### WHAT TO PRODUCE
The lines from the top of the material below through the line containing "xs = list(range(len(categories)))" are to be printed exactly, with pictures omitted.

### SOURCE EXCERPT
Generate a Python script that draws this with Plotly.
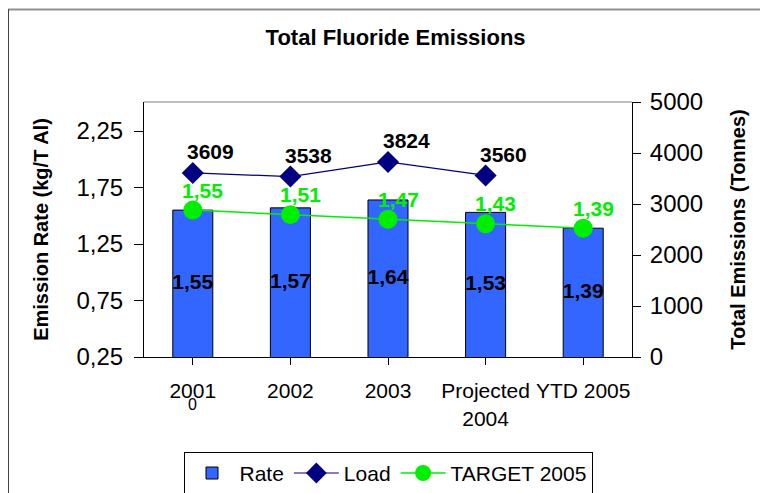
import plotly.graph_objects as go

categories = ["2001", "2002", "2003", "Projected<br>2004", "YTD 2005"]
rate = [1.55, 1.57, 1.64, 1.53, 1.39]
load = [3609, 3538, 3824, 3560, None]
target = [1.55, 1.51, 1.47, 1.43, 1.39]
left_tickvals = [0.25, 0.75, 1.25, 1.75, 2.25]
left_ticktext = ["0,25", "0,75", "1,25", "1,75", "2,25"]
right_tickvals = [0, 1000, 2000, 3000, 4000, 5000]

def fmt(v):
    return f"{v:.2f}".replace(".", ",")

FONT = "Liberation Sans, Arial, sans-serif"
xs = list(range(len(categories)))

fig = go.Figure()
fig.add_trace(go.Bar(
    x=xs, y=rate, name="Rate", width=0.41,
    marker=dict(color="#3366FF", line=dict(color="black", width=1)),
    yaxis="y",
))
fig.add_trace(go.Scatter(
    x=xs, y=[(0.25 + r) / 2 for r in rate], mode="text",
    text=[fmt(r) for r in rate], textposition="middle center",
    textfont=dict(family=FONT, size=21, color="black", weight="bold"),
    showlegend=False, hoverinfo="skip", yaxis="y",
))
fig.add_trace(go.Scatter(
    x=xs, y=load, name="Load", mode="lines+markers",
    line=dict(color="#000080", width=1.2),
    marker=dict(symbol="diamond", size=17, color="#000080"),
    yaxis="y2", cliponaxis=False,
))
fig.add_trace(go.Scatter(
    x=xs, y=target, name="TARGET 2005", mode="lines+markers",
    line=dict(color="#00EE00", width=1.5),
    marker=dict(symbol="circle", size=19, color="#00EE00"),
    yaxis="y", cliponaxis=False,
))

annotations = []
for x, v in zip(xs, load):
    if v is None:
        continue
    annotations.append(dict(
        text=f"<b>{v}</b>", x=x, y=v, xref="x", yref="y2", showarrow=False,
        xanchor="center", yanchor="middle", xshift=18, yshift=21,
        font=dict(size=21, family=FONT, color="black"),
    ))
for x, v in zip(xs, target):
    annotations.append(dict(
        text=f"<b>{fmt(v)}</b>", x=x, y=v, xref="x", yref="y", showarrow=False,
        xanchor="center", yanchor="middle", xshift=10, yshift=20,
        font=dict(size=21, family=FONT, color="#00EE00"),
    ))
annotations.append(dict(
    text="0", x=0, y=-0.188, xref="x", yref="paper", showarrow=False,
    xanchor="center", yanchor="middle",
    font=dict(size=16, family=FONT),
))

fig.update_layout(
    width=760, height=485,
    margin=dict(l=136, r=136, t=94, b=136, autoexpand=False),
    paper_bgcolor="white", plot_bgcolor="white",
    font=dict(family=FONT, color="black"),
    title=dict(text="<b>Total Fluoride Emissions</b>", x=0.51, xanchor="center",
               y=0.94, yanchor="middle", font=dict(size=22, family=FONT)),
    xaxis=dict(
        tickmode="array", tickvals=xs, ticktext=categories,
        range=[-0.5, 4.5], tickson="boundaries", ticks="outside", ticklen=7,
        tickcolor="black", showline=True, linecolor="black", linewidth=1,
        showgrid=False, zeroline=False, tickfont=dict(size=21, family=FONT),
        ticklabelstandoff=8, automargin=False,
    ),
    yaxis=dict(
        range=[0.25, 2.507], tickmode="array", tickvals=left_tickvals,
        ticktext=left_ticktext, ticks="outside", ticklen=9, tickcolor="black",
        showline=True, linecolor="black", linewidth=1, showgrid=False,
        zeroline=False, tickfont=dict(size=24, family=FONT), ticklabelstandoff=6,
        automargin=False,
        title=dict(text="<b>Emission Rate (kg/T Al)</b>", font=dict(size=20, family=FONT), standoff=22),
    ),
    yaxis2=dict(
        range=[0, 5000], overlaying="y", side="right", tickmode="array",
        tickvals=right_tickvals, ticks="outside", ticklen=8, tickcolor="black",
        showline=True, linecolor="black", linewidth=1, showgrid=False,
        zeroline=False, tickfont=dict(size=24, family=FONT), ticklabelstandoff=4,
        automargin=False,
        title=dict(text="<b>Total Emissions (Tonnes)</b>", font=dict(size=20, family=FONT), standoff=28),
    ),
    legend=dict(
        orientation="h", x=0.5, xanchor="center", y=-0.372, yanchor="top",
        bordercolor="black", borderwidth=1, font=dict(size=21, family=FONT),
        itemwidth=45, traceorder="normal",
    ),
    shapes=[
        dict(type="line", xref="paper", yref="paper", x0=0, x1=1, y0=1, y1=1,
             line=dict(color="#808080", width=1)),
        dict(type="line", xref="paper", yref="paper", x0=-0.2787, x1=1.4, y0=1.363, y1=1.363,
             line=dict(color="#909090", width=2)),
        dict(type="line", xref="paper", yref="paper", x0=-0.2787, x1=-0.2787, y0=1.363, y1=-0.6,
             line=dict(color="black", width=1.5)),
    ],
    annotations=annotations,
)

fig.write_html("out.html")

### OUTPUT OF THE EXERCISE
Generate a Python script that draws this with Plotly.
import plotly.graph_objects as go

categories = ["2001", "2002", "2003", "Projected<br>2004", "YTD 2005"]
rate = [1.55, 1.57, 1.64, 1.53, 1.39]
load = [3609, 3538, 3824, 3560, None]
target = [1.55, 1.51, 1.47, 1.43, 1.39]
left_tickvals = [0.25, 0.75, 1.25, 1.75, 2.25]
left_ticktext = ["0,25", "0,75", "1,25", "1,75", "2,25"]
right_tickvals = [0, 1000, 2000, 3000, 4000, 5000]

def fmt(v):
    return f"{v:.2f}".replace(".", ",")

FONT = "Liberation Sans, Arial, sans-serif"
xs = list(range(len(categories)))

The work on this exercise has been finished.